Are We Becoming ChatGPT Farmers?
My stance on AI in agriculture isn't a simple "for" or "against." Four years ago, when I first raised concerns about AI's potential downsides for agricultural innovation (related post: "How Artificial Intelligence Is Convoluting Agricultural Engineering"), many agreed. Today, it seems everyone's immersed in AI, and critical voices are harder to find. This shift is concerning.
The perception of AI in agriculture has changed dramatically. What was once a focus on machine learning and deep learning has broadened, with everything now labeled simply as "AI." The emergence of generative AI, particularly large language models (LLMs), has further complicated things, leaving many behind.
While some are still focused on traditional machine learning or the intricacies of Bayes' theorem, a quiet revolution is underway. This shift, driven by generative AI, is both exhilarating and terrifying, reminiscent of the impact of dynamite.
The reality is, the game has changed. With tools like ChatGPT, we're seeing a rapid increase in the use of generative AI for code generation, synthetic data generation, and algorithm development within agricultural research. While this might seem like progress, I worry about the potential for a decline in genuine innovation.
In five to ten years, we risk having agricultural "experts" who are essentially just ChatGPT users, lacking a deep understanding of the underlying agricultural principles.
My message to the agricultural community is this: If you're going to engage with AI, do it right. Generative AI is more than just a chatbot. Understand its capabilities and leverage its potential, especially through its API, rather than simply using it for code or image generation. Don't try to become an AI developer. Computer scientists and AI specialists can develop algorithms far better than we can.

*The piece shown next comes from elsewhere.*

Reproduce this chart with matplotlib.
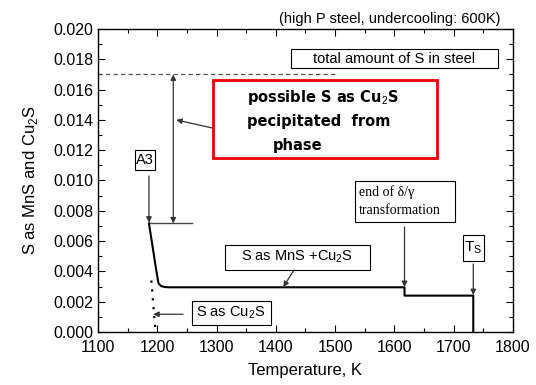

Our value lies in our agricultural expertise. We need to leverage AI, not try to become AI developers ourselves. It's about cultivating "authentic expertise" – a deep understanding of agriculture combined with the ability to effectively utilize these powerful new tools. Master prompt engineering, understand API parameters, and learn how to refine the output of these models to solve real-world agricultural problems.
To my fellow agriculturists: AI, IoT, computer vision, software, and robotics are complex, specialized fields. Are the AI projects in our agricultural institutions truly addressing the real challenges?
And to engineers from other disciplines: Agriculture is a complex ecosystem. Developments without deep agricultural knowledge are likely to be irrelevant to farmers and researchers. Know your limits, and when expertise is needed.
If we become hyper-focused on becoming AI experts, we risk becoming obsolete. This is the core message I explore in my articles, and it's a conversation we urgently need to be having in the agricultural community. I understand this might be an unpopular opinion, but I believe it's a necessary one.